* _Exercise instructions_
Return the lines from the one with "Rebuild this chart" through the one with "31.2, 34.5]", exactly as they appear and with no pictures.

Charts and diagrams as code
## START

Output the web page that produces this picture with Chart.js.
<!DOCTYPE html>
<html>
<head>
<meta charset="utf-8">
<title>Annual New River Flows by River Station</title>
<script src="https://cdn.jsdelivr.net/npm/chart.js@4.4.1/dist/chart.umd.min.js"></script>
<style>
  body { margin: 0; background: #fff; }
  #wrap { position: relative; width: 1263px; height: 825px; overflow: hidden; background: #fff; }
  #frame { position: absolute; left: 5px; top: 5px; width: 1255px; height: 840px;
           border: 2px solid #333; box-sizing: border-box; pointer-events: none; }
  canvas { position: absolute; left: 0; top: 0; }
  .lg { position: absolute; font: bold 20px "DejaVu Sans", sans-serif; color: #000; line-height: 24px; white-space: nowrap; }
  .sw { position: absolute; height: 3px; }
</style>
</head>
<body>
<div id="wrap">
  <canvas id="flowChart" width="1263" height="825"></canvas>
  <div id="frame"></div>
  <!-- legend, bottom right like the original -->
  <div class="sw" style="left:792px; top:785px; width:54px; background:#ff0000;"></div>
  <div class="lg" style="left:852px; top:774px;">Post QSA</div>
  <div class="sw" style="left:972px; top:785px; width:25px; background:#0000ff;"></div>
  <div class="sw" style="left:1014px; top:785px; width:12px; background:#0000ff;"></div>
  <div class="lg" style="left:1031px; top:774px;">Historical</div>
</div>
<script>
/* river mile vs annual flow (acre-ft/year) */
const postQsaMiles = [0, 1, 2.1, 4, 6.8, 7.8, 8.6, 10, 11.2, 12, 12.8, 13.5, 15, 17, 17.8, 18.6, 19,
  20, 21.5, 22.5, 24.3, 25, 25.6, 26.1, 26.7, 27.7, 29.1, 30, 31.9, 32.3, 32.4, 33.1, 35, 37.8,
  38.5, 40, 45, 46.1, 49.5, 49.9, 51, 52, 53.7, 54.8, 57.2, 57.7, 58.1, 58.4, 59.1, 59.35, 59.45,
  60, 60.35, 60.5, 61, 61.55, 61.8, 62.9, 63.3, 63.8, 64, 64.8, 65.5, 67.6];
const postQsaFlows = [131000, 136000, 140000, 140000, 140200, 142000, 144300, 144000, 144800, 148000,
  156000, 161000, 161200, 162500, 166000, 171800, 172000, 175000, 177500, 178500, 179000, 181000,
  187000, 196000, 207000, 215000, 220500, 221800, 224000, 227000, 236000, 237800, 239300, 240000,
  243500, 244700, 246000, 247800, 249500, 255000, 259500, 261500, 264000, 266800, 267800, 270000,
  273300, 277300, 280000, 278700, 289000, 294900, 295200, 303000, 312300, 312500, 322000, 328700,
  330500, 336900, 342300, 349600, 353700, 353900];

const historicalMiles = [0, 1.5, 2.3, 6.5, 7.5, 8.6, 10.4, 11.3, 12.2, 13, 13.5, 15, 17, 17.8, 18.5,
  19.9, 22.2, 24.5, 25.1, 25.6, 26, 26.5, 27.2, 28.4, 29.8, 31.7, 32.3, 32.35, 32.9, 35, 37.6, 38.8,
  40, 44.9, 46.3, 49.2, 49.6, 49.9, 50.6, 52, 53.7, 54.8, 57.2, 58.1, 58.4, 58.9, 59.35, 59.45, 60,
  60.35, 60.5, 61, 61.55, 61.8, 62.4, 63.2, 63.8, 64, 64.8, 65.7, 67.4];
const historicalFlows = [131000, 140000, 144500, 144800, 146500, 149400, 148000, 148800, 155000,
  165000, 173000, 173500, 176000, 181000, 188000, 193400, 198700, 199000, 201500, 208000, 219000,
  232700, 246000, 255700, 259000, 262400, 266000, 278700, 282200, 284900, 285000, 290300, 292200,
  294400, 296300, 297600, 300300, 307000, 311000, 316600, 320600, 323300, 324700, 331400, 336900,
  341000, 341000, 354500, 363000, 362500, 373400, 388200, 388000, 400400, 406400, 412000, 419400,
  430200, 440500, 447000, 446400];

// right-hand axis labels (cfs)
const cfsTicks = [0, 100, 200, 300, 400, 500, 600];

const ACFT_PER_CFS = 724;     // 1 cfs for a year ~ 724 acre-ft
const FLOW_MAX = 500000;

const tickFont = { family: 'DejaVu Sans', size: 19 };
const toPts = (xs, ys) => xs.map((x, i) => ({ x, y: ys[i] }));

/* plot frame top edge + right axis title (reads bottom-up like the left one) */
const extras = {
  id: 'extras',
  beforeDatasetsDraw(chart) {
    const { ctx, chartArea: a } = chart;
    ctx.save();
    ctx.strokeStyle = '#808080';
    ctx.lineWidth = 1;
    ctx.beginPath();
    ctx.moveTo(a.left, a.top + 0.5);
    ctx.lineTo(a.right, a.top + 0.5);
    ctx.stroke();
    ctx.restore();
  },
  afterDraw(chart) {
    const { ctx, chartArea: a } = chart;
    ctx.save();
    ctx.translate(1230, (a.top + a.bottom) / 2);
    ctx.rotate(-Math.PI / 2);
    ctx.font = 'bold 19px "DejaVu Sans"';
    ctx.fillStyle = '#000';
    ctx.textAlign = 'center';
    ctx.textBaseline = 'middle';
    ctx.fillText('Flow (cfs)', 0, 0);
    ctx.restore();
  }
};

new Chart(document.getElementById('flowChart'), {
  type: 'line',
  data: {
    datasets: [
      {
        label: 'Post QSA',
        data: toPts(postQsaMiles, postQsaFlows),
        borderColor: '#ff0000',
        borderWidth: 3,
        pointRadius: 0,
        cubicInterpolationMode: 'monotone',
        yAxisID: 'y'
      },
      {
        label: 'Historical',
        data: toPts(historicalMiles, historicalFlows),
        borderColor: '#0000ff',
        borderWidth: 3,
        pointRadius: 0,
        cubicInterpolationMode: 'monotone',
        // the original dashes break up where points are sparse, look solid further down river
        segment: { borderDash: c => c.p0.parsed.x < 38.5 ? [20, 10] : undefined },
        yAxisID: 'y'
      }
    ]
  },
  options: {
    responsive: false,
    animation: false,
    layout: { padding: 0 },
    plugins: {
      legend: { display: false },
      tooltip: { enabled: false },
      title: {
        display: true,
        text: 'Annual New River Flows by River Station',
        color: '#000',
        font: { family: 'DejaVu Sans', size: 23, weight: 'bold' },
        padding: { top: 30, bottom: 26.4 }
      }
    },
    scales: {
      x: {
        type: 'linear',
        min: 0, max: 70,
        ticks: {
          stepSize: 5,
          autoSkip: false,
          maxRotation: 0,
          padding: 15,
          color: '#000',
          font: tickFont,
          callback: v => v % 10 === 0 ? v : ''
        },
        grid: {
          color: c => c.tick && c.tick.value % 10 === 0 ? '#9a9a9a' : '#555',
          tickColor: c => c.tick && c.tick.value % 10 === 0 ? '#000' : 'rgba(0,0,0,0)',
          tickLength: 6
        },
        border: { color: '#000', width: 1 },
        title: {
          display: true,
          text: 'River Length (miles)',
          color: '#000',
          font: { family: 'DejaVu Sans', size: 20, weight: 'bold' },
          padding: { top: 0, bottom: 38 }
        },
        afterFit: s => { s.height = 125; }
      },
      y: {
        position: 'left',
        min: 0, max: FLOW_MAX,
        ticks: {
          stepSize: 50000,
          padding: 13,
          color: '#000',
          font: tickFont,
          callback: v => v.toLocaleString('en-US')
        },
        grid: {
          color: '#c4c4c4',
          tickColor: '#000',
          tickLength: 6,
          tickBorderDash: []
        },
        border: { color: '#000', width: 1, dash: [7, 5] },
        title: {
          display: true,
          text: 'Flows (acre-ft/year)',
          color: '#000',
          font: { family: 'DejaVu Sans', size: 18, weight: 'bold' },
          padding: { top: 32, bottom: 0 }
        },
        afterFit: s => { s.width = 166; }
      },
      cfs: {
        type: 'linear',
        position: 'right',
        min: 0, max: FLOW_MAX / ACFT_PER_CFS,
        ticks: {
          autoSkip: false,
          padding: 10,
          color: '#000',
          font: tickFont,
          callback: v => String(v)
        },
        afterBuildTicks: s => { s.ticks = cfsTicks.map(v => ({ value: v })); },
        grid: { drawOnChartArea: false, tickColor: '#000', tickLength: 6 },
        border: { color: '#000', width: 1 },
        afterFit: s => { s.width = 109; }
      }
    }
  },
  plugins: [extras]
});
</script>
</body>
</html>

## END
## START

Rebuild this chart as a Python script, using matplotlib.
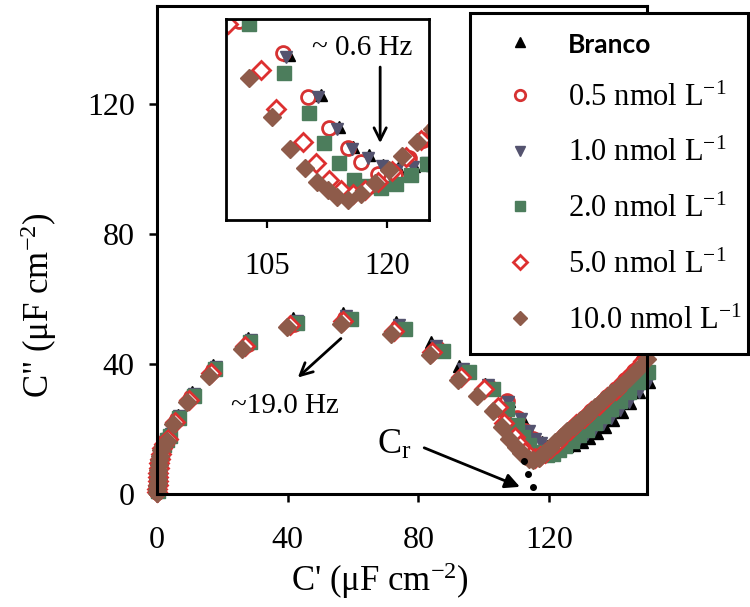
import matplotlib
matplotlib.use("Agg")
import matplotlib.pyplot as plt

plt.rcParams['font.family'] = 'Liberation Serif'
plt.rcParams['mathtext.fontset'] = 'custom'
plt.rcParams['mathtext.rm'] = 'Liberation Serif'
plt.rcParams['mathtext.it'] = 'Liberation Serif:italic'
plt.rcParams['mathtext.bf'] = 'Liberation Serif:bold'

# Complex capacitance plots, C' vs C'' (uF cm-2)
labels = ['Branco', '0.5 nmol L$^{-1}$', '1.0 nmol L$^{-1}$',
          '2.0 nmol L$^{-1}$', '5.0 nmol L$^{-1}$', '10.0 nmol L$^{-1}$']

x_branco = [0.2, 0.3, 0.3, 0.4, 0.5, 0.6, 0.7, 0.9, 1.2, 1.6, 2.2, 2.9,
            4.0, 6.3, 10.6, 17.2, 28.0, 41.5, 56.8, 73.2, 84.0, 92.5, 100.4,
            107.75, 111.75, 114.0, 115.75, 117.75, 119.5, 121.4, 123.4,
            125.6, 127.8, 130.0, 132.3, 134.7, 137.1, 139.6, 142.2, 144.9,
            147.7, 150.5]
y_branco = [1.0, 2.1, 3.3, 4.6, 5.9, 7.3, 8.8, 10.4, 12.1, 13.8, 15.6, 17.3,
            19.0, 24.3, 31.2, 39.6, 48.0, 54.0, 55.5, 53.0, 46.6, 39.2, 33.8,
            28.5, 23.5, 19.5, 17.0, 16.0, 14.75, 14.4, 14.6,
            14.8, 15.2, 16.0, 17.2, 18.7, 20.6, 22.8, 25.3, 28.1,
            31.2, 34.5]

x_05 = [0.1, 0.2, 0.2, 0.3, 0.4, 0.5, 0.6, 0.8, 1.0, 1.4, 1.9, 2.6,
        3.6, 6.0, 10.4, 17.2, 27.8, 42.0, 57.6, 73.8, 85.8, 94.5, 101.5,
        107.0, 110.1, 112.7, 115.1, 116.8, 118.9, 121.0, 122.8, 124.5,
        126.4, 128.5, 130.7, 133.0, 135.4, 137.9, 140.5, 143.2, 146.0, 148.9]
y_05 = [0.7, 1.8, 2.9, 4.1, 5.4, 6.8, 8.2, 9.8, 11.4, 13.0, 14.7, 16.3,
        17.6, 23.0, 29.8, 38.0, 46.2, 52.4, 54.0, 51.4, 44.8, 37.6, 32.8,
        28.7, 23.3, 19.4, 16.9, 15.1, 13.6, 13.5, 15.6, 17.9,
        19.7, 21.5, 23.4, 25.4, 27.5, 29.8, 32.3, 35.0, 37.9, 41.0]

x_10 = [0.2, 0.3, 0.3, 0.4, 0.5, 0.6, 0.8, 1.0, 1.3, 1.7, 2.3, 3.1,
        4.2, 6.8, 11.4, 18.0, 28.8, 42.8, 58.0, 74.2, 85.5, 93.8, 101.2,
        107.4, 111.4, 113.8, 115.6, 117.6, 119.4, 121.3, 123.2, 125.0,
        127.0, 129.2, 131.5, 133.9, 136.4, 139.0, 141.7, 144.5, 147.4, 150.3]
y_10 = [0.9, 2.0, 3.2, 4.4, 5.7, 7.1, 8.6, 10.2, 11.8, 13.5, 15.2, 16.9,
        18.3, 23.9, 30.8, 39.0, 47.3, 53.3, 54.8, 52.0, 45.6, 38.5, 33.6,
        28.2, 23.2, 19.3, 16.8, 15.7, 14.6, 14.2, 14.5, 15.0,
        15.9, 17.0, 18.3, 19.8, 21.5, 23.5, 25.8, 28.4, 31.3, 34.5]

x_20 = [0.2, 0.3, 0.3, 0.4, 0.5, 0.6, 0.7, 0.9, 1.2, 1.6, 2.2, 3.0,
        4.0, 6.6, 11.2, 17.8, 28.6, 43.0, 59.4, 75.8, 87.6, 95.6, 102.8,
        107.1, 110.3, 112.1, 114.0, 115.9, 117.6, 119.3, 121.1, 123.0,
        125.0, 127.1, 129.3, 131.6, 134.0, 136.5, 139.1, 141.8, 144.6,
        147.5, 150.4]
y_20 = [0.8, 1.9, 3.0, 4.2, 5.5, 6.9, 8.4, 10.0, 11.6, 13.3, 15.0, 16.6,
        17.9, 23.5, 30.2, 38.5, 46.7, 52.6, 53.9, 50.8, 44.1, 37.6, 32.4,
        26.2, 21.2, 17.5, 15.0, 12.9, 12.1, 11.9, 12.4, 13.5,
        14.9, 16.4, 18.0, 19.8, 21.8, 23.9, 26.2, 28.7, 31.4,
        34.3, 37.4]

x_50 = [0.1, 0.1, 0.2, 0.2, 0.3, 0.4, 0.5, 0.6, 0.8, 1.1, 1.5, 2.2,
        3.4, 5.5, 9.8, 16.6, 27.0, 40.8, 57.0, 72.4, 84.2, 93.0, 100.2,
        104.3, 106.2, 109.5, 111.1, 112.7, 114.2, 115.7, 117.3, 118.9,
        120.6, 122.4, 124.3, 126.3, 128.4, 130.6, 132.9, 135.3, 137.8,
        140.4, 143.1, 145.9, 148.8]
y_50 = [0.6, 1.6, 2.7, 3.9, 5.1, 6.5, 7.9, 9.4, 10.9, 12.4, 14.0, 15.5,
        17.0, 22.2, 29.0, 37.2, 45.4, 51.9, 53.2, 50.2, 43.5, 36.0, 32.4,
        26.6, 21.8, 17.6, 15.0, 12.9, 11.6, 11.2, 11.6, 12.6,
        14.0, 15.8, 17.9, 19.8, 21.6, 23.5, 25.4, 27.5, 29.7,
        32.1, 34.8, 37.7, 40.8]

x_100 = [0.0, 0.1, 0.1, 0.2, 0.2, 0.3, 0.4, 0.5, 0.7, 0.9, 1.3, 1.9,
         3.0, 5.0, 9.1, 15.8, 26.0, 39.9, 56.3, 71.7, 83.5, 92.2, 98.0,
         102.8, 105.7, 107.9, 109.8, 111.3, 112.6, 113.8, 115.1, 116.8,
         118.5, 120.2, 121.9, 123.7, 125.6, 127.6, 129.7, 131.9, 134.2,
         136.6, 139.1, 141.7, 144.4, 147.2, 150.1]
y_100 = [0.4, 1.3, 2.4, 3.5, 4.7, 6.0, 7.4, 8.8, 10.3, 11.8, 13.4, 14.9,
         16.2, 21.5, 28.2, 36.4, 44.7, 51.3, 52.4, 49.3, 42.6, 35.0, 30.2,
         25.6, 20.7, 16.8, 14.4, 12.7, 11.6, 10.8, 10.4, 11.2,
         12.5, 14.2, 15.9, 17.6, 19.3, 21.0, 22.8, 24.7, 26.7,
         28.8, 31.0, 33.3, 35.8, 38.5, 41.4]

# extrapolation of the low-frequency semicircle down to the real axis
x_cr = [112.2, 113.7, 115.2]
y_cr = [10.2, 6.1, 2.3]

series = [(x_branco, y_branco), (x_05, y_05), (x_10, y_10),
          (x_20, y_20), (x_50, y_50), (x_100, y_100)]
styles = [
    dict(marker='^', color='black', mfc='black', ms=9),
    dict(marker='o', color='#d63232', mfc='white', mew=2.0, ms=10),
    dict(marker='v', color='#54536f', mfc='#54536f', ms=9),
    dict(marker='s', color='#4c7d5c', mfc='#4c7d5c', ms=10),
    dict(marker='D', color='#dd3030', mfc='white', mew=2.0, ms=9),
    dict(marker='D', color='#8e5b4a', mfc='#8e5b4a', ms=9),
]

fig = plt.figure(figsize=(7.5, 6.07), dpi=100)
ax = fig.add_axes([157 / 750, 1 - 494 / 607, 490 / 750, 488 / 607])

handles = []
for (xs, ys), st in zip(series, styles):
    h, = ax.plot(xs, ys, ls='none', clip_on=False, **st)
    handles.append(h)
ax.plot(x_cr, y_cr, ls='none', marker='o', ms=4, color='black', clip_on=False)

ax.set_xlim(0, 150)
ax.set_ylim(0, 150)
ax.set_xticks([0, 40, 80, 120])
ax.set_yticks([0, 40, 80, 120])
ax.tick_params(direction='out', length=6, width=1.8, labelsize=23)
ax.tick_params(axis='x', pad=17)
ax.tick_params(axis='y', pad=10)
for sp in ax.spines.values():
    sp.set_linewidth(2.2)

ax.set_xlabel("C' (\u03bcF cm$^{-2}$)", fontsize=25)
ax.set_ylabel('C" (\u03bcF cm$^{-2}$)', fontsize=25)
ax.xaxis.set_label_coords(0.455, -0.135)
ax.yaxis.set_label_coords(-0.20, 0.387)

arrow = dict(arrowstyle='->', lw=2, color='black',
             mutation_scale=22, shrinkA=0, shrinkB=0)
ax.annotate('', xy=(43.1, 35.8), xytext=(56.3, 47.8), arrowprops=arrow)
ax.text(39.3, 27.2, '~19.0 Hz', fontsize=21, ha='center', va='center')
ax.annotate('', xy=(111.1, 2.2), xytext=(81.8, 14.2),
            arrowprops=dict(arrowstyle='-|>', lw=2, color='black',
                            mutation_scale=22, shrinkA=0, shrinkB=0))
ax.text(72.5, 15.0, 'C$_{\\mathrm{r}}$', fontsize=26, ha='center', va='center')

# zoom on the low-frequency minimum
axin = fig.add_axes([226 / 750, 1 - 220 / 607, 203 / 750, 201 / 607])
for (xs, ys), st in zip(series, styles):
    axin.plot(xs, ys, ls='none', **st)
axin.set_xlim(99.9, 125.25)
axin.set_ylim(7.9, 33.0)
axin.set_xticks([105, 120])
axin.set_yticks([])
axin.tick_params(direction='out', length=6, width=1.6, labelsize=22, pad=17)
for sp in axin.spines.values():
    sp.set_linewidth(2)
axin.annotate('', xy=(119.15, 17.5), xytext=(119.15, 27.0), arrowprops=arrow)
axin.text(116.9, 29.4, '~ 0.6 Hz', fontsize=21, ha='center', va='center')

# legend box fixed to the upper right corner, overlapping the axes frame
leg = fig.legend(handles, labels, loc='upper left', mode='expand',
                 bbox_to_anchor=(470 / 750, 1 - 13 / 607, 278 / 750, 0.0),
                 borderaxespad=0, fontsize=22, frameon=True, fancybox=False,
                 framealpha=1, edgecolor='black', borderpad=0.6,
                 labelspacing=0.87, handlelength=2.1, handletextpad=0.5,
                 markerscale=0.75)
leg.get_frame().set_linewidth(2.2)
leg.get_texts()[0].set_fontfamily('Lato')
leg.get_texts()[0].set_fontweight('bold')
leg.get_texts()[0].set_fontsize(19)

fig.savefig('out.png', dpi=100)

## END

* _Exercise result_
Rebuild this chart as a Python script, using matplotlib.
import matplotlib
matplotlib.use("Agg")
import matplotlib.pyplot as plt

plt.rcParams['font.family'] = 'Liberation Serif'
plt.rcParams['mathtext.fontset'] = 'custom'
plt.rcParams['mathtext.rm'] = 'Liberation Serif'
plt.rcParams['mathtext.it'] = 'Liberation Serif:italic'
plt.rcParams['mathtext.bf'] = 'Liberation Serif:bold'

# Complex capacitance plots, C' vs C'' (uF cm-2)
labels = ['Branco', '0.5 nmol L$^{-1}$', '1.0 nmol L$^{-1}$',
          '2.0 nmol L$^{-1}$', '5.0 nmol L$^{-1}$', '10.0 nmol L$^{-1}$']

x_branco = [0.2, 0.3, 0.3, 0.4, 0.5, 0.6, 0.7, 0.9, 1.2, 1.6, 2.2, 2.9,
            4.0, 6.3, 10.6, 17.2, 28.0, 41.5, 56.8, 73.2, 84.0, 92.5, 100.4,
            107.75, 111.75, 114.0, 115.75, 117.75, 119.5, 121.4, 123.4,
            125.6, 127.8, 130.0, 132.3, 134.7, 137.1, 139.6, 142.2, 144.9,
            147.7, 150.5]
y_branco = [1.0, 2.1, 3.3, 4.6, 5.9, 7.3, 8.8, 10.4, 12.1, 13.8, 15.6, 17.3,
            19.0, 24.3, 31.2, 39.6, 48.0, 54.0, 55.5, 53.0, 46.6, 39.2, 33.8,
            28.5, 23.5, 19.5, 17.0, 16.0, 14.75, 14.4, 14.6,
            14.8, 15.2, 16.0, 17.2, 18.7, 20.6, 22.8, 25.3, 28.1,
            31.2, 34.5]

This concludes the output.